::: Supplied material

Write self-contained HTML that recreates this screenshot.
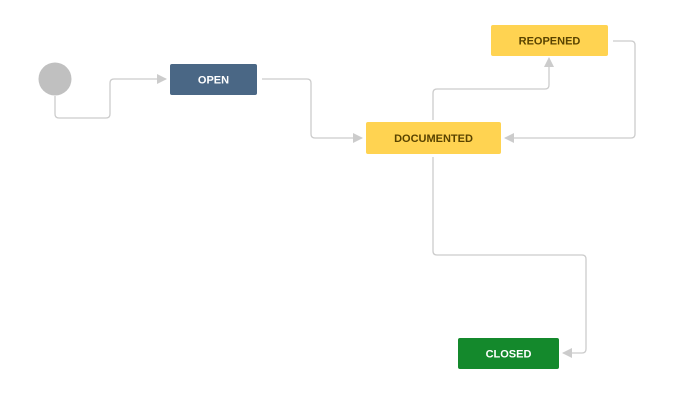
<!DOCTYPE html>
<html><head><style>
html,body{margin:0;padding:0;background:#fff;}
svg{display:block;}
text{font-family:"Liberation Sans",sans-serif;font-size:11px;font-weight:bold;text-anchor:middle;}
</style></head><body>
<svg width="675" height="406" xmlns="http://www.w3.org/2000/svg">
<defs><marker id="a" markerWidth="10" markerHeight="10" refX="9" refY="5" orient="auto" markerUnits="userSpaceOnUse"><path d="M0,0 L10,5 L0,10 z" fill="#cccccc"/></marker></defs>
<g fill="none" stroke="#cccccc" stroke-width="1.3">
<path d="M55,96 V114 Q55,118 59,118 H106 Q110,118 110,114 V83 Q110,79 114,79 H166" marker-end="url(#a)"/>
<path d="M262,79 H307 Q311,79 311,83 V134 Q311,138 315,138 H362" marker-end="url(#a)"/>
<path d="M433,120 V93 Q433,89 437,89 H545 Q549,89 549,85 V58" marker-end="url(#a)"/>
<path d="M613,41 H631 Q635,41 635,45 V134 Q635,138 631,138 H505" marker-end="url(#a)"/>
<path d="M433,157 V251 Q433,255 437,255 H582 Q586,255 586,259 V349 Q586,353 582,353 H563" marker-end="url(#a)"/>
</g>
<circle cx="55" cy="79" r="16.5" fill="#c0c0c0"/>
<rect x="170" y="64" width="87" height="31" rx="2" fill="#4a6785"/>
<text x="213.5" y="83.5" fill="#fff">OPEN</text>
<rect x="366" y="122" width="135" height="32" rx="2" fill="#ffd351"/>
<text x="433.5" y="142" fill="#594300">DOCUMENTED</text>
<rect x="491" y="25" width="117" height="31" rx="2" fill="#ffd351"/>
<text x="549.5" y="44.5" fill="#594300">REOPENED</text>
<rect x="458" y="338" width="101" height="31" rx="2" fill="#14892c"/>
<text x="508.5" y="357.5" fill="#fff">CLOSED</text>
</svg>
</body></html>
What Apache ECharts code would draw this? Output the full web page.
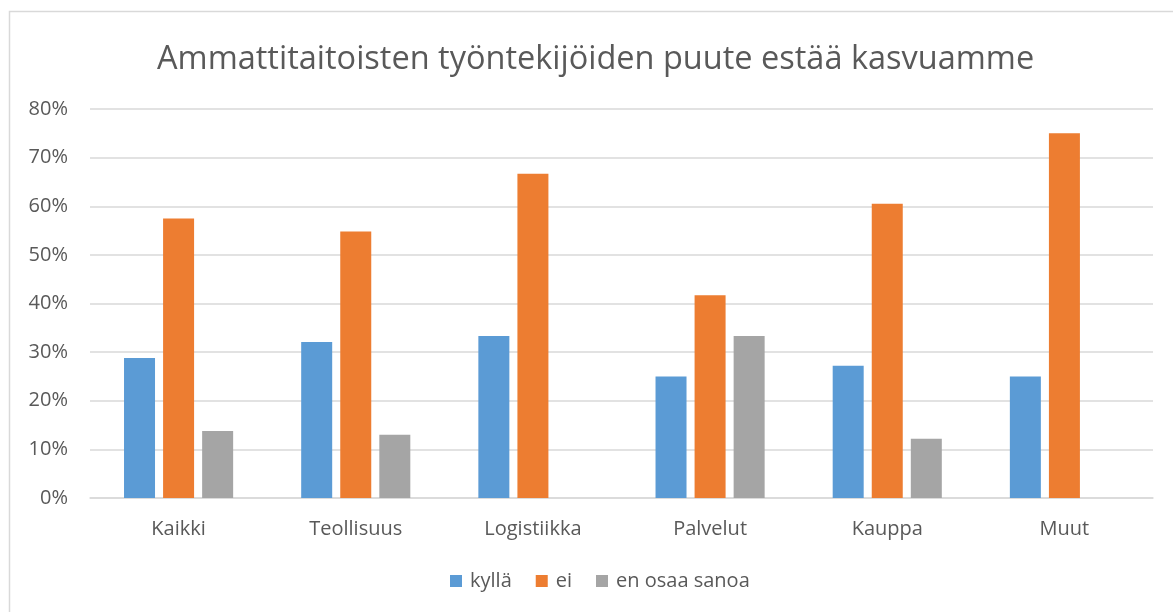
<!DOCTYPE html>
<html>
<head>
    <meta charset="utf-8">
    <title>ECharts</title>
    <script type="text/javascript" src="https://cdn.jsdelivr.net/npm/echarts@6/dist/echarts.min.js"></script>
    <style>
        html, body { margin: 0; padding: 0; background: #fff; }
    </style>
</head>
<body>
<div id="main" style="width: 1173px;height:612px;"></div>
<script type="text/javascript">
    // 数据
    var categories = ['Kaikki', 'Teollisuus', 'Logistiikka', 'Palvelut', 'Kauppa', 'Muut'];
    var kylla = [28.8, 32.1, 33.3, 25.0, 27.2, 25.0];
    var ei = [57.5, 54.8, 66.7, 41.7, 60.5, 75.0];
    var eos = [13.8, 13.0, 0, 33.3, 12.2, 0];
    var yTicks = [0, 10, 20, 30, 40, 50, 60, 70, 80];

    var font = '"Open Sans", "Noto Sans", sans-serif';
    var myChart = echarts.init(document.getElementById('main'));

    myChart.setOption({
        animation: false,
        textStyle: { fontFamily: font },
        graphic: [{
            type: 'rect',
            shape: { x: 9.5, y: 11.5, width: 1200, height: 700 },
            style: { fill: 'none', stroke: '#d9d9d9', lineWidth: 1.5 },
            silent: true
        }],
        title: {
            text: 'Ammattitaitoisten työntekijöiden puute estää kasvuamme',
            left: 152,
            top: 38,
            textStyle: { fontSize: 32.5, fontWeight: 'normal', color: '#595959', fontFamily: font }
        },
        legend: {
            bottom: 16,
            left: 445,
            itemWidth: 12,
            itemHeight: 12,
            itemGap: 24,
            icon: 'rect',
            textStyle: { fontSize: 20, color: '#595959', fontFamily: font, padding: [0, 0, 0, 3] },
            data: ['kyllä', 'ei', 'en osaa sanoa']
        },
        grid: { left: 90, right: 20, top: 109, bottom: 114 },
        xAxis: {
            type: 'category',
            data: categories,
            axisTick: { show: false },
            axisLine: { lineStyle: { color: '#d9d9d9', width: 1.5 } },
            axisLabel: { fontSize: 20, color: '#595959', margin: 21 }
        },
        yAxis: {
            type: 'value',
            min: yTicks[0],
            max: yTicks[yTicks.length - 1],
            interval: 10,
            axisLine: { show: false },
            axisTick: { show: false },
            splitLine: { lineStyle: { color: '#d9d9d9', width: 1.5 } },
            axisLabel: {
                fontSize: 20, color: '#595959', margin: 22,
                formatter: function (v) { return v + '%'; }
            }
        },
        series: [{
            name: 'kyllä',
            type: 'bar',
            data: kylla,
            barWidth: 31,
            barGap: '26%',
            itemStyle: { color: '#5B9BD5' }
        }, {
            name: 'ei',
            type: 'bar',
            data: ei,
            barWidth: 31,
            barGap: '26%',
            itemStyle: { color: '#ED7D31' }
        }, {
            name: 'en osaa sanoa',
            type: 'bar',
            data: eos,
            barWidth: 31,
            barGap: '26%',
            itemStyle: { color: '#A5A5A5' }
        }]
    });
</script>
</body>
</html>
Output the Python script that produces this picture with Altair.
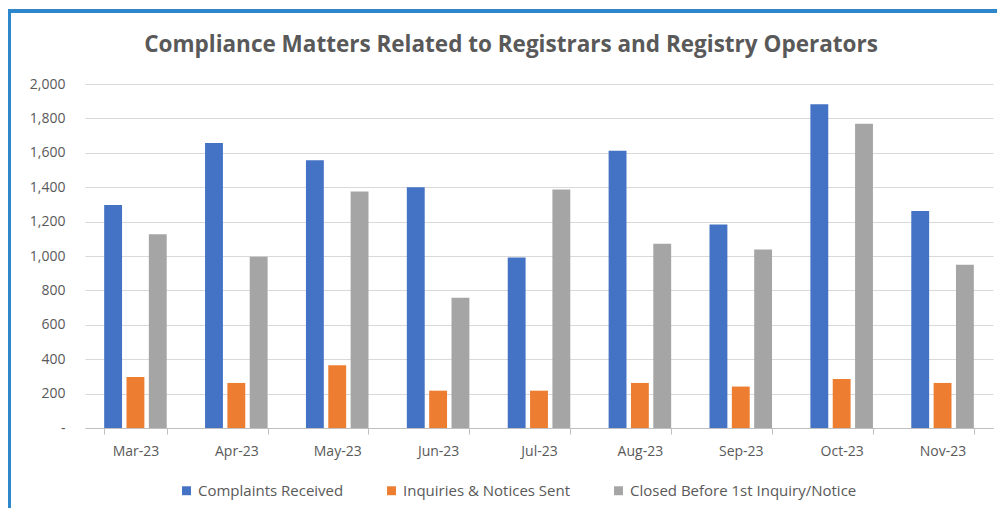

::::::

- **Exercise brief**: Give back each entry exactly as it appears, with no pictures.

- **Full answer**:
Write self-contained HTML that recreates this screenshot.
<!DOCTYPE html>
<html><head><style>
html,body{margin:0;padding:0;background:#fff;}
svg{display:block;}
text{font-family:"Liberation Sans",sans-serif;font-size:11px;font-weight:bold;text-anchor:middle;}
</style></head><body>
<svg width="675" height="406" xmlns="http://www.w3.org/2000/svg">
<defs><marker id="a" markerWidth="10" markerHeight="10" refX="9" refY="5" orient="auto" markerUnits="userSpaceOnUse"><path d="M0,0 L10,5 L0,10 z" fill="#cccccc"/></marker></defs>
<g fill="none" stroke="#cccccc" stroke-width="1.3">
<path d="M55,96 V114 Q55,118 59,118 H106 Q110,118 110,114 V83 Q110,79 114,79 H166" marker-end="url(#a)"/>
<path d="M262,79 H307 Q311,79 311,83 V134 Q311,138 315,138 H362" marker-end="url(#a)"/>
<path d="M433,120 V93 Q433,89 437,89 H545 Q549,89 549,85 V58" marker-end="url(#a)"/>
<path d="M613,41 H631 Q635,41 635,45 V134 Q635,138 631,138 H505" marker-end="url(#a)"/>
<path d="M433,157 V251 Q433,255 437,255 H582 Q586,255 586,259 V349 Q586,353 582,353 H563" marker-end="url(#a)"/>
</g>
<circle cx="55" cy="79" r="16.5" fill="#c0c0c0"/>
<rect x="170" y="64" width="87" height="31" rx="2" fill="#4a6785"/>
<text x="213.5" y="83.5" fill="#fff">OPEN</text>
<rect x="366" y="122" width="135" height="32" rx="2" fill="#ffd351"/>
<text x="433.5" y="142" fill="#594300">DOCUMENTED</text>
<rect x="491" y="25" width="117" height="31" rx="2" fill="#ffd351"/>
<text x="549.5" y="44.5" fill="#594300">REOPENED</text>
<rect x="458" y="338" width="101" height="31" rx="2" fill="#14892c"/>
<text x="508.5" y="357.5" fill="#fff">CLOSED</text>
</svg>
</body></html>
What Apache ECharts code would draw this? Output the full web page.
<!DOCTYPE html>
<html>
<head>
    <meta charset="utf-8">
    <title>ECharts</title>
    <script type="text/javascript" src="https://cdn.jsdelivr.net/npm/echarts@6/dist/echarts.min.js"></script>
    <style>
        html, body { margin: 0; padding: 0; background: #fff; }
    </style>
</head>
<body>
<div id="main" style="width: 1173px;height:612px;"></div>
<script type="text/javascript">
    // 数据
    var categories = ['Kaikki', 'Teollisuus', 'Logistiikka', 'Palvelut', 'Kauppa', 'Muut'];
    var kylla = [28.8, 32.1, 33.3, 25.0, 27.2, 25.0];
    var ei = [57.5, 54.8, 66.7, 41.7, 60.5, 75.0];
    var eos = [13.8, 13.0, 0, 33.3, 12.2, 0];
    var yTicks = [0, 10, 20, 30, 40, 50, 60, 70, 80];

    var font = '"Open Sans", "Noto Sans", sans-serif';
    var myChart = echarts.init(document.getElementById('main'));

    myChart.setOption({
        animation: false,
        textStyle: { fontFamily: font },
        graphic: [{
            type: 'rect',
            shape: { x: 9.5, y: 11.5, width: 1200, height: 700 },
            style: { fill: 'none', stroke: '#d9d9d9', lineWidth: 1.5 },
            silent: true
        }],
        title: {
            text: 'Ammattitaitoisten työntekijöiden puute estää kasvuamme',
            left: 152,
            top: 38,
            textStyle: { fontSize: 32.5, fontWeight: 'normal', color: '#595959', fontFamily: font }
        },
        legend: {
            bottom: 16,
            left: 445,
            itemWidth: 12,
            itemHeight: 12,
            itemGap: 24,
            icon: 'rect',
            textStyle: { fontSize: 20, color: '#595959', fontFamily: font, padding: [0, 0, 0, 3] },
            data: ['kyllä', 'ei', 'en osaa sanoa']
        },
        grid: { left: 90, right: 20, top: 109, bottom: 114 },
        xAxis: {
            type: 'category',
            data: categories,
            axisTick: { show: false },
            axisLine: { lineStyle: { color: '#d9d9d9', width: 1.5 } },
            axisLabel: { fontSize: 20, color: '#595959', margin: 21 }
        },
        yAxis: {
            type: 'value',
            min: yTicks[0],
            max: yTicks[yTicks.length - 1],
            interval: 10,
            axisLine: { show: false },
            axisTick: { show: false },
            splitLine: { lineStyle: { color: '#d9d9d9', width: 1.5 } },
            axisLabel: {
                fontSize: 20, color: '#595959', margin: 22,
                formatter: function (v) { return v + '%'; }
            }
        },
        series: [{
            name: 'kyllä',
            type: 'bar',
            data: kylla,
            barWidth: 31,
            barGap: '26%',
            itemStyle: { color: '#5B9BD5' }
        }, {
            name: 'ei',
            type: 'bar',
            data: ei,
            barWidth: 31,
            barGap: '26%',
            itemStyle: { color: '#ED7D31' }
        }, {
            name: 'en osaa sanoa',
            type: 'bar',
            data: eos,
            barWidth: 31,
            barGap: '26%',
            itemStyle: { color: '#A5A5A5' }
        }]
    });
</script>
</body>
</html>
Output the Python script that produces this picture with Altair.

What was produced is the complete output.